*Exercise requirements*. Do not copy the pictures; transcribe all other material exactly.

▬▬▬▬▬▬▬▬▬▬

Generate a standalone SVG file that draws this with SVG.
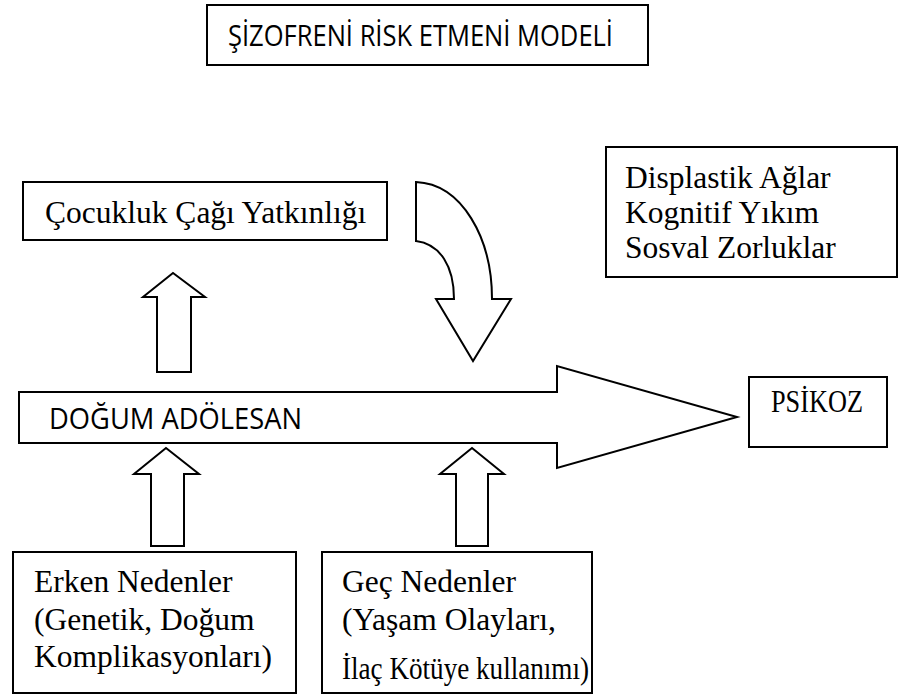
<svg xmlns="http://www.w3.org/2000/svg" width="901" height="697" viewBox="0 0 901 697">
<style>
.box{fill:#fff;stroke:#000;stroke-width:2}
.arr{fill:#fff;stroke:#000;stroke-width:2;stroke-linejoin:miter}
.serif{font-family:"Liberation Serif","Times New Roman",serif;font-size:31.5px;fill:#000}
.sans{font-family:"Open Sans","Noto Sans",sans-serif;font-size:29px;fill:#000}
</style>
<rect width="901" height="697" fill="#fff"/>
<g id="title">
<rect class="box" x="207" y="5" width="441" height="60"/>
<text class="sans" x="228" y="46" textLength="385" lengthAdjust="spacingAndGlyphs">ŞİZOFRENİ RİSK ETMENİ MODELİ</text>
</g>
<g id="connectors">
<path class="arr" d="M19,392 L557,392 L557,366 L737,417 L557,468 L557,443 L19,443 Z"/>
<path class="arr" d="M157,372 L157,297 L143,297 L173,273 L205,297 L191,297 L191,372 Z"/>
<path class="arr" d="M151,546 L151,474 L134,474 L166,448 L199,474 L184,474 L184,546 Z"/>
<path class="arr" d="M456,546 L456,474 L440,474 L472,448 L504,474 L488,474 L488,546 Z"/>
<path class="arr" d="M416,182 C462,184 492,238 492,299 L511,299 L473,361 L436,299 L454,299 C454,266 440,244 416,241 Z"/>
</g>
<g id="dogum">
<text class="sans" x="49" y="429" font-size="30" textLength="253" lengthAdjust="spacingAndGlyphs">DOĞUM ADÖLESAN</text>
</g>
<g id="cocukluk">
<rect class="box" x="23" y="182" width="364" height="58"/>
<text class="serif" x="45" y="223">Çocukluk Çağı Yatkınlığı</text>
</g>
<g id="displastik">
<rect class="box" x="606" y="147" width="291" height="130"/>
<text class="serif" x="625" y="188" font-size="32">Displastik Ağlar</text>
<text class="serif" x="625" y="223" font-size="32">Kognitif Yıkım</text>
<text class="serif" x="625" y="258" font-size="32">Sosval Zorluklar</text>
</g>
<g id="psikoz">
<rect class="box" x="749" y="377" width="138" height="70"/>
<text class="serif" x="771" y="412" font-size="25" textLength="92" lengthAdjust="spacingAndGlyphs">PSİKOZ</text>
</g>
<g id="erken">
<rect class="box" x="13" y="552" width="283" height="141"/>
<text class="serif" x="34" y="592">Erken Nedenler</text>
<text class="serif" x="34" y="630">(Genetik, Doğum</text>
<text class="serif" x="34" y="667">Komplikasyonları)</text>
</g>
<g id="gec">
<rect class="box" x="322" y="552" width="270" height="141"/>
<text class="serif" x="342" y="592">Geç Nedenler</text>
<text class="serif" x="342" y="630">(Yaşam Olayları,</text>
<text class="serif" x="342" y="679" textLength="247" lengthAdjust="spacingAndGlyphs">İlaç Kötüye kullanımı)</text>
</g>
</svg>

▬▬▬▬▬▬▬▬▬▬

*Response*.
Generate a standalone SVG file that draws this with SVG.
<svg xmlns="http://www.w3.org/2000/svg" width="901" height="697" viewBox="0 0 901 697">
<style>
.box{fill:#fff;stroke:#000;stroke-width:2}
.arr{fill:#fff;stroke:#000;stroke-width:2;stroke-linejoin:miter}
.serif{font-family:"Liberation Serif","Times New Roman",serif;font-size:31.5px;fill:#000}
.sans{font-family:"Open Sans","Noto Sans",sans-serif;font-size:29px;fill:#000}
</style>
<rect width="901" height="697" fill="#fff"/>
<g id="title">
<rect class="box" x="207" y="5" width="441" height="60"/>
<text class="sans" x="228" y="46" textLength="385" lengthAdjust="spacingAndGlyphs">ŞİZOFRENİ RİSK ETMENİ MODELİ</text>
</g>
<g id="connectors">
<path class="arr" d="M19,392 L557,392 L557,366 L737,417 L557,468 L557,443 L19,443 Z"/>
<path class="arr" d="M157,372 L157,297 L143,297 L173,273 L205,297 L191,297 L191,372 Z"/>
<path class="arr" d="M151,546 L151,474 L134,474 L166,448 L199,474 L184,474 L184,546 Z"/>
<path class="arr" d="M456,546 L456,474 L440,474 L472,448 L504,474 L488,474 L488,546 Z"/>
<path class="arr" d="M416,182 C462,184 492,238 492,299 L511,299 L473,361 L436,299 L454,299 C454,266 440,244 416,241 Z"/>
</g>
<g id="dogum">
<text class="sans" x="49" y="429" font-size="30" textLength="253" lengthAdjust="spacingAndGlyphs">DOĞUM ADÖLESAN</text>
</g>
<g id="cocukluk">
<rect class="box" x="23" y="182" width="364" height="58"/>
<text class="serif" x="45" y="223">Çocukluk Çağı Yatkınlığı</text>
</g>
<g id="displastik">
<rect class="box" x="606" y="147" width="291" height="130"/>
<text class="serif" x="625" y="188" font-size="32">Displastik Ağlar</text>
<text class="serif" x="625" y="223" font-size="32">Kognitif Yıkım</text>
<text class="serif" x="625" y="258" font-size="32">Sosval Zorluklar</text>
</g>
<g id="psikoz">
<rect class="box" x="749" y="377" width="138" height="70"/>
<text class="serif" x="771" y="412" font-size="25" textLength="92" lengthAdjust="spacingAndGlyphs">PSİKOZ</text>
</g>
<g id="erken">
<rect class="box" x="13" y="552" width="283" height="141"/>
<text class="serif" x="34" y="592">Erken Nedenler</text>
<text class="serif" x="34" y="630">(Genetik, Doğum</text>
<text class="serif" x="34" y="667">Komplikasyonları)</text>
</g>
<g id="gec">
<rect class="box" x="322" y="552" width="270" height="141"/>
<text class="serif" x="342" y="592">Geç Nedenler</text>
<text class="serif" x="342" y="630">(Yaşam Olayları,</text>
<text class="serif" x="342" y="679" textLength="247" lengthAdjust="spacingAndGlyphs">İlaç Kötüye kullanımı)</text>
</g>
</svg>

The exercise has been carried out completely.